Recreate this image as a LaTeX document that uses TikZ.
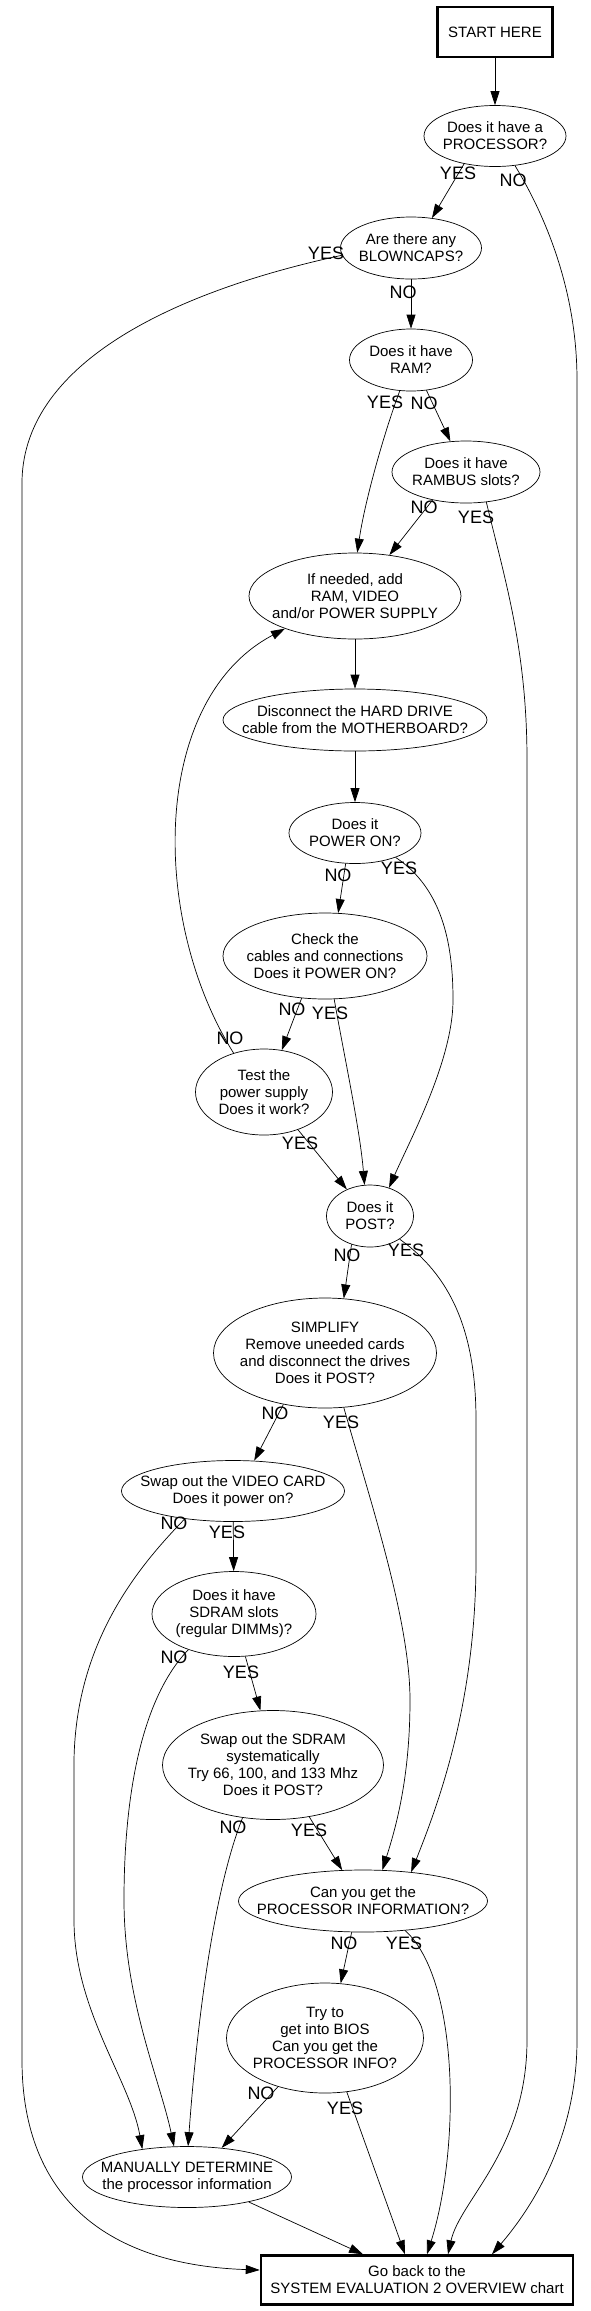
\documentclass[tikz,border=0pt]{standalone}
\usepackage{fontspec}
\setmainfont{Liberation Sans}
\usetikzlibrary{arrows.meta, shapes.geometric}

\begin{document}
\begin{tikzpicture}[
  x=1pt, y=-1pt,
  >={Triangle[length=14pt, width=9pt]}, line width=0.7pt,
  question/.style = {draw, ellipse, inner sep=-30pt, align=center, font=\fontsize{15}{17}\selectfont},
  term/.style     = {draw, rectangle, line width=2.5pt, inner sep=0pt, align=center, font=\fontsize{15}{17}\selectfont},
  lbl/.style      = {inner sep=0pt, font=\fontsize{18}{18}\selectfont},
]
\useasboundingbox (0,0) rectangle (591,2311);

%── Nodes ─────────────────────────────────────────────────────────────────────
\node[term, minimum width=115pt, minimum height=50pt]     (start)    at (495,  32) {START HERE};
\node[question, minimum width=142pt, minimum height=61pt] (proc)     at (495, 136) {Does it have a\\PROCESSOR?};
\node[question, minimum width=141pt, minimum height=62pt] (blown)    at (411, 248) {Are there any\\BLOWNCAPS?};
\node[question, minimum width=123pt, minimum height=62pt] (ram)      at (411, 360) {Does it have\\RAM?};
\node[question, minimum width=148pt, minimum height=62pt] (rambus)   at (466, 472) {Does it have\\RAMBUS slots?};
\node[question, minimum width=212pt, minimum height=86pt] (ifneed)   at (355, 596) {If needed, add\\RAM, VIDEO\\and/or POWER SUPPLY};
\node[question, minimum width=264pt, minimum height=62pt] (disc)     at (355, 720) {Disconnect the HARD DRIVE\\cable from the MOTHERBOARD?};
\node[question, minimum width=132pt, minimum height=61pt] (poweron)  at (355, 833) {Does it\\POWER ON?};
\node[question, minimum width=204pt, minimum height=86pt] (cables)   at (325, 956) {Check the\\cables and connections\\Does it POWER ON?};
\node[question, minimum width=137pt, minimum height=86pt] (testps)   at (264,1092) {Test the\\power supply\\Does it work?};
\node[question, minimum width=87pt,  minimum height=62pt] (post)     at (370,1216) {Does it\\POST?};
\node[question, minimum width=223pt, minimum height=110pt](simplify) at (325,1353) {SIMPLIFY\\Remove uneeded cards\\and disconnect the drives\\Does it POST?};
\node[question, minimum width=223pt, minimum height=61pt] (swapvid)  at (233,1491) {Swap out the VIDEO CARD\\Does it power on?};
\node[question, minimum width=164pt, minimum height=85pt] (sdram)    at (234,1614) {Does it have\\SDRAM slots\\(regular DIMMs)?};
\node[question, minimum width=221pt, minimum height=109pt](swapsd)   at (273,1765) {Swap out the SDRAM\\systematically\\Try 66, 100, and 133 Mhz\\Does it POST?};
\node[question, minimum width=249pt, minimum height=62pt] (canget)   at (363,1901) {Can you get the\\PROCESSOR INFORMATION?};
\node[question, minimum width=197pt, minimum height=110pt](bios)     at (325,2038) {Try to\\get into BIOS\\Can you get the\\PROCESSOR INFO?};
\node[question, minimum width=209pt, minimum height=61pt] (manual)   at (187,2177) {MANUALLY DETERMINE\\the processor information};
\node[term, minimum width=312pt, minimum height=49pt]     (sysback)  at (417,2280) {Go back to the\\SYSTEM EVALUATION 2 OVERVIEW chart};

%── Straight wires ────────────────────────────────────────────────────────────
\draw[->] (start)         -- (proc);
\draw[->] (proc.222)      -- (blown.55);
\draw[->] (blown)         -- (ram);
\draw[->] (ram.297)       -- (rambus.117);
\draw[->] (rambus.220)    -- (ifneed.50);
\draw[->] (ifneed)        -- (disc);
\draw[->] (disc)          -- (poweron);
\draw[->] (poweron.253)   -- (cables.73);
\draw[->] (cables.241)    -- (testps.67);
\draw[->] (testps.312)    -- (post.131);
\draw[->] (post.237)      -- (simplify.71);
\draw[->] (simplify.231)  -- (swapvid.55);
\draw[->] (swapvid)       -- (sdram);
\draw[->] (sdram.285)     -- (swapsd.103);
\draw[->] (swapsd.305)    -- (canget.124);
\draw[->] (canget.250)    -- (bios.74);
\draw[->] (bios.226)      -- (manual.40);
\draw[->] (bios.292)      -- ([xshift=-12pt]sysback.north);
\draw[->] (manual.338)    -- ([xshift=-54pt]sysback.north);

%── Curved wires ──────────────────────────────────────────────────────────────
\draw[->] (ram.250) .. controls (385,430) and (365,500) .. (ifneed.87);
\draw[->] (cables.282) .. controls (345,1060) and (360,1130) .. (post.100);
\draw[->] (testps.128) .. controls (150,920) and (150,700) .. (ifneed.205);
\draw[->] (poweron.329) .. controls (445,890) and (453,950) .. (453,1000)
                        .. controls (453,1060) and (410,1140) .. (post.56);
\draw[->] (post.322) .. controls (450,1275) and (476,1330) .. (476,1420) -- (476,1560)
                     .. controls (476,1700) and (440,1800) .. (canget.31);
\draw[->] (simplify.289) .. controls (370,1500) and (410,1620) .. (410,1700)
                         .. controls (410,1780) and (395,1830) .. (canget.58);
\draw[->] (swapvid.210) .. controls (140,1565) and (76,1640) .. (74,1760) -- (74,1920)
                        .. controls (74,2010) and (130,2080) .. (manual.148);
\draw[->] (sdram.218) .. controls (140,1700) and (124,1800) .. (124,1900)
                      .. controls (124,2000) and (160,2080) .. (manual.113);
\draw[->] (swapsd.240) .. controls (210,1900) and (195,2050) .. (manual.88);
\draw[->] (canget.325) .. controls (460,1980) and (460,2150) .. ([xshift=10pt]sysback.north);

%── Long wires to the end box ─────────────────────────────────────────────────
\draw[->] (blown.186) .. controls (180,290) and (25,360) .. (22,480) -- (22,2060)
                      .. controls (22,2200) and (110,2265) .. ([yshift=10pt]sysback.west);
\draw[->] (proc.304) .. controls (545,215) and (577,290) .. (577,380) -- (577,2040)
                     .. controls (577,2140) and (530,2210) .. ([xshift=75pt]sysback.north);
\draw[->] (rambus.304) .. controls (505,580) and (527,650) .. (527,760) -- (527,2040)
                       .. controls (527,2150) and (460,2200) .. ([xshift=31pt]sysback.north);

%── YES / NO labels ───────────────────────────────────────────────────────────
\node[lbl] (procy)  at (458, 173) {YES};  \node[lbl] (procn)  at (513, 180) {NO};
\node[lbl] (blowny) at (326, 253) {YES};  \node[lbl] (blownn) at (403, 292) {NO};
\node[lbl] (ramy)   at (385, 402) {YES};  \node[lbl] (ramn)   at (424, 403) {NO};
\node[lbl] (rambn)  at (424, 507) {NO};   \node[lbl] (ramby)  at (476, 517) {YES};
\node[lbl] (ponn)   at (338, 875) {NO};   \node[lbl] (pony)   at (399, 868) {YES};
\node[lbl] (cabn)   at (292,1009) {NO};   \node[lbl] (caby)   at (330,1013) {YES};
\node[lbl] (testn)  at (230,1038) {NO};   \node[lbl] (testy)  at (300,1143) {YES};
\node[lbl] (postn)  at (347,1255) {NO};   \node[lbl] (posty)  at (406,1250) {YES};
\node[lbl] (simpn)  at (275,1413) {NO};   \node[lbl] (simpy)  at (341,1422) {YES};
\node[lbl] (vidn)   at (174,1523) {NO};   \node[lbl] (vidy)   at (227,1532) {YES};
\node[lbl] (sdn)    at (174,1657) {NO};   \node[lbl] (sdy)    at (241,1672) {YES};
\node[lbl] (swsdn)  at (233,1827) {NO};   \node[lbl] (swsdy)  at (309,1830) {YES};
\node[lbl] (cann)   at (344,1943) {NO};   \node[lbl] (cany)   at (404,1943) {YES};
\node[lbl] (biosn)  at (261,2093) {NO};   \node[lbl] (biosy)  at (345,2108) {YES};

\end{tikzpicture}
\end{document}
——————————
* _TASK OBJECTIVE_
Leave out the pictures and repeat the lines from the start of the material through the line with "(0,0) rectangle (591,2311);", inclusive.

* _ANSWER TO THIS EXERCISE_
Recreate this image as a LaTeX document that uses TikZ.
\documentclass[tikz,border=0pt]{standalone}
\usepackage{fontspec}
\setmainfont{Liberation Sans}
\usetikzlibrary{arrows.meta, shapes.geometric}

\begin{document}
\begin{tikzpicture}[
  x=1pt, y=-1pt,
  >={Triangle[length=14pt, width=9pt]}, line width=0.7pt,
  question/.style = {draw, ellipse, inner sep=-30pt, align=center, font=\fontsize{15}{17}\selectfont},
  term/.style     = {draw, rectangle, line width=2.5pt, inner sep=0pt, align=center, font=\fontsize{15}{17}\selectfont},
  lbl/.style      = {inner sep=0pt, font=\fontsize{18}{18}\selectfont},
]
\useasboundingbox (0,0) rectangle (591,2311);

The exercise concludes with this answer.